The Oxford City Deal investment into hi-tech research laboratories and businesses in Oxfordshire, announced this week, was particularly good news for Culham Centre of Fusion Energy, operated by the UK Atomic Energy Authority. A major element of this initiative sees the UK government investing £7.8 million (with matching funds from industry) into a remote applications facility, to be based at a brand new building at Culham.
The facility is part of a broader programme of activities in automated and remote handling and is planned to be built in 2015 and operating in 2016. It will enable CCFE and partner organisations (National Nuclear Laboratory, The Welding Institute Technology Centre, National Physical Laboratory and Nuclear Advanced Manufacturing Research Centre) to offer their expertise in remote interventions and autonomous systems to a wider commercial sector.
CCFE’s own experience with remote handling has been honed over twenty years – developing and utilising systems and training highly skilled engineers to maintain and upgrade the interior of Europe’s JET nuclear fusion experiment. In that time, the remote handling capability has evolved to reliably perform ever more complex tasks including welding, attachment of tiles and diagnostics and detailed surveys.
With the addition of expertise from the project partners, including remote and autonomous working in challenging environments and remote welding techniques, the new centre will offer industry access to an unparalleled concentration of test facilities and expertise to develop and apply technology of remote applications. The intention is for hi-tech engineering companies to gain the skills and expertise to exploit a vast (potentially £64 billion per annum) worldwide market in automated/remote working in harsh environments – from deep space to the deep sea and plenty more besides. Indeed, it is hoped that UK plc will benefit to the tune of £200 million a year and 350 new hi-tech jobs.
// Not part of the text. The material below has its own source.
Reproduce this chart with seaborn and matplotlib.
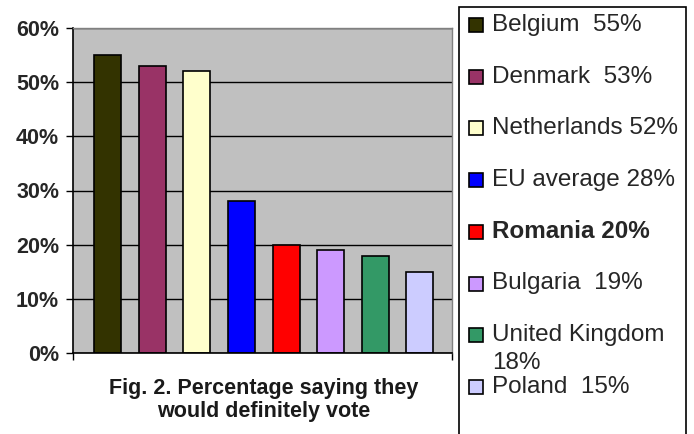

Fusion research will benefit from the centre as well. Building on CCFE’s considerable expertise in remote handling, the centre will enable ever more complex remote handling techniques to be perfected – essential for the efficient and reliable performance of maintenance tasks in the harsh environment inside ITER. And the centre will support CCFE’s intention to host one of the design centres for DEMO – the demonstration fusion power reactor expected to follow ITER.
CCFE Operations Director David Martin said: “As well as being good news for Oxfordshire, the City Deal is a major boost for Culham. Such significant government and private sector investment in our robotics and harsh environment capabilities will enable our expertise in this area to benefit the county of Oxfordshire and the UK as a whole.”